A Reassessment of the Civil War Leadership of Gen. Philip H. Sheridan
By Eric J. Wittenberg
Published in 2002 by Brassey's, Inc.
The four years of the Civil War produced hundreds of generals, few of whom were as controversial
or had careers as paradoxial as that of Phil Sheridan, raised in our neighboring community of
Somerset in Perry County.
For that matter few generals enjoyed such a meteoric rise through the ranks as did Little
Phil. At the time of Shiloh, when U. S. Grant already wore two stars emblematic of his rank
as a major general, Sheridan was a captain serving as a roving quartermaster to buy horses in
Chicago. Sheridan's active duty career was delayed because he had been suspended for a year
from West Point after he had threatened a fellow cadet with a bayonet. As a captain he had
court martial charges preferred against him after he was found to be violating regulations
to give vouchers for military supplies taken from southern sympathizers.
Although Sheridan had had scant experience as a horse soldier, prior to launching the Overland
Campaign in May 1864 Grant brought Sheridan east to take command of the Cavalry Corps of the
Army of the Potomac. (It should be noted that Sheridan had previously excelled as an infantry
division commander at such places as Perryville, Stone's River, and Missionary Ridge) By August
1864, Grant, despite objections that Sheridan was too young for such responsibility, assigned
Sheridan to take command of the Middle Military Division, which was formed to protect Washington
from C.S.A. LGen. Jubal Early's advances against Washington, and to drive Early out of the
Shenandoah Valley. In a campaign that presaged Sherman's March to the Sea as well as his march
through the Carolinas, Sheridan set out to utterly destroy the Confederacy's Breadbasket, devastation
that was so complete that Sheridan later claimed that a crow flying across the Valley would have
to carry its own lunch to survive. Shortly before his death in 1889 at the age of fifty-eight,
Sheridan had become only the third member of the Army to earn the four stars of a full general.

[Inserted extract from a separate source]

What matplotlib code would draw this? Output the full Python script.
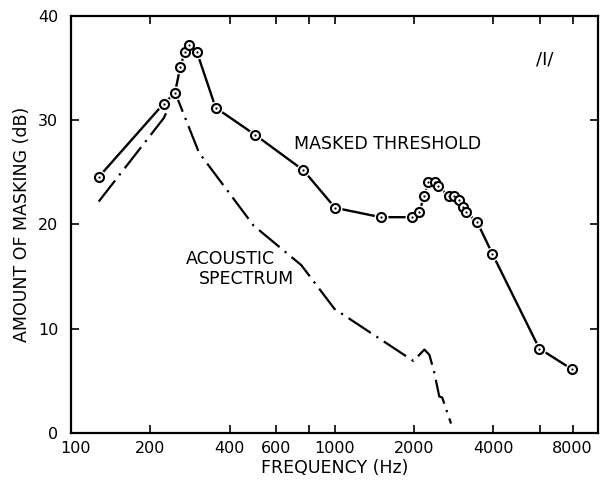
import matplotlib
matplotlib.use("Agg")
import matplotlib.pyplot as plt
import matplotlib.transforms as mtransforms
from matplotlib.ticker import FixedLocator, FixedFormatter, NullLocator

# Masked threshold (circles)
mt_freq = [128, 225, 248, 260, 270, 281, 301, 354, 500, 762, 1005, 1496, 1970,
           2092, 2192, 2260, 2408, 2474, 2717, 2848, 2954, 3066, 3150, 3482,
           3968, 5980, 7970]
mt_db = [24.6, 31.6, 32.6, 35.1, 36.5, 37.2, 36.5, 31.2, 28.6, 25.2, 21.6, 20.7,
         20.7, 21.2, 22.7, 24.1, 24.1, 23.7, 22.7, 22.7, 22.3, 21.7, 21.2, 20.2,
         17.2, 8.1, 6.1]

# Acoustic spectrum (dash-dot)
ac_freq = [127.5, 225, 249, 306, 493, 748, 1000, 1993, 2192, 2290, 2390, 2497,
           2562, 2767]
ac_db = [22.2, 30.2, 32.6, 26.9, 19.9, 16.1, 11.9, 6.9, 8.0, 7.5, 5.8, 3.5,
         3.4, 0.9]

x_ticks = [100, 200, 400, 600, 800, 1000, 2000, 4000, 6000, 8000]
x_tick_labels = ["100", "200", "400", "600", "", "1000", "2000", "4000", "", "8000"]
y_ticks = [0, 10, 20, 30, 40]

fig = plt.figure(figsize=(6.06, 4.92), dpi=100)
ax = fig.add_axes([0.117, 0.120, 0.870, 0.8475])

ax.plot(ac_freq, ac_db, color="black", lw=1.6,
        linestyle=(0, (12, 3, 1, 3)), solid_capstyle="butt")
ax.plot(mt_freq, mt_db, color="black", lw=1.7)
ax.plot(mt_freq, mt_db, linestyle="none", marker="o", ms=10,
        mfc="white", mec="white", mew=0)
ax.plot(mt_freq, mt_db, linestyle="none", marker="o", ms=6.5,
        mfc="white", mec="black", mew=1.5)
ax.plot(mt_freq, mt_db, linestyle="none", marker="o", ms=1.6,
        mfc="black", mec="black", mew=0)

ax.set_xscale("log")
ax.set_xlim(100, 10000)
ax.set_ylim(0, 40)
ax.xaxis.set_major_locator(FixedLocator(x_ticks))
ax.xaxis.set_major_formatter(FixedFormatter(x_tick_labels))
ax.xaxis.set_minor_locator(NullLocator())
ax.set_yticks(y_ticks)
ax.set_yticklabels([str(v) for v in y_ticks])

ax.tick_params(which="both", direction="in", top=True, right=True,
               length=6, width=1.2, labelsize=11.5)
ax.tick_params(axis="x", pad=6)
ax.tick_params(axis="y", pad=9)
for s in ax.spines.values():
    s.set_linewidth(1.6)

# nudge the "100" label right so it clears the "0" label
first = ax.xaxis.get_major_ticks()[0].label1
first.set_transform(first.get_transform() +
                    mtransforms.ScaledTranslation(0.05, 0, fig.dpi_scale_trans))

ax.set_xlabel("FREQUENCY (Hz)", fontsize=12.5, labelpad=2)
ax.set_ylabel("AMOUNT OF MASKING (dB)", fontsize=12.5, labelpad=5)

ax.text(700, 27.7, "MASKED THRESHOLD", fontsize=12.5, ha="left", va="center")
ax.text(273, 16.7, "ACOUSTIC", fontsize=12.5, ha="left", va="center")
ax.text(305, 14.8, "SPECTRUM", fontsize=12.5, ha="left", va="center")
ax.text(6300, 35.8, "/I/", fontsize=13, ha="center", va="center")

fig.savefig("out.png", dpi=100)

Against this background, Wittenberg, probably the foremost authority of the cavalry of the Army
of the Potomac, takes a critical, if not scathing, view of Sheridan's career, especially as
that career unfolded after Sheridan came east. Wittenberg, whose day job is that of an attorney
practicing in Columbus, and who maintains his own active website titled
"Rantings of a Civil War Historian,"
disputes the conventional opinion that Sheridan was a
great cavalry commander, instead concluding that Sheridan's generalship in the Shenandoah Valley
in 1864 was mediocre at best. Wittenberg contends, among other things, that Sheridan's Shenandoah
Campaign, while victorious, was hardly decisive since Sheridan forfeited a good opportunity to
strike a fatal blow against Early who was able to rejoin Lee at Petersburg.
However, Wittenberg aims his sharpest criticisms against Little Phil for Sheridan's propensity for
insubordination that benefited him when others may have been tried by court martial. Most Civil
War students are familiar with Sheridan's insubordination at Todd's Tavern during the Overland
Campaign and how Grant not only excused such conduct but awarded Sheridan by allowing Sheridan to
take his cavalry elsewhere. Wittenberg points out that Sheridan's subsequent escapade - which did
result in the death of Jeb Stuart - significantly hampered Meade's march to Spotsylvania and the
subsequent Union efforts at that prolonged and bloody battle.
But Wittenberg really seems most upset by the way that Sheridan treated subordinate generals whom
Sheridan believed to have been insubordinate to him. Two instances are explained in great detail,
these being conflicts with Generals William W. Averell and Gouveneur K. Warren, the latter of
course had been one of the Union heroes of the second day at Gettysburg. Both these generals had
their military careers abruptly ruined by Sheridan's precipitous actions, although other historians
are not as sympathetic to Warren, especially, as is Wittenberg.
Wittenberg is laudatory about Sheridan's efforts during the Road to Appomattox. And Wittenberg
also takes pains to list all the towns and monuments named for Little Phil. But on the whole
Wittenberg's critical treatment of Sheridan is unlikely to make Sheridan's many supporters very
happy; nevertheless Wittenberg's clear writing style and cogent description of the battles and
campaigns in question as well as his different perspective of one of the Civil War's great heroes
make this a valuable book for any Civil War student.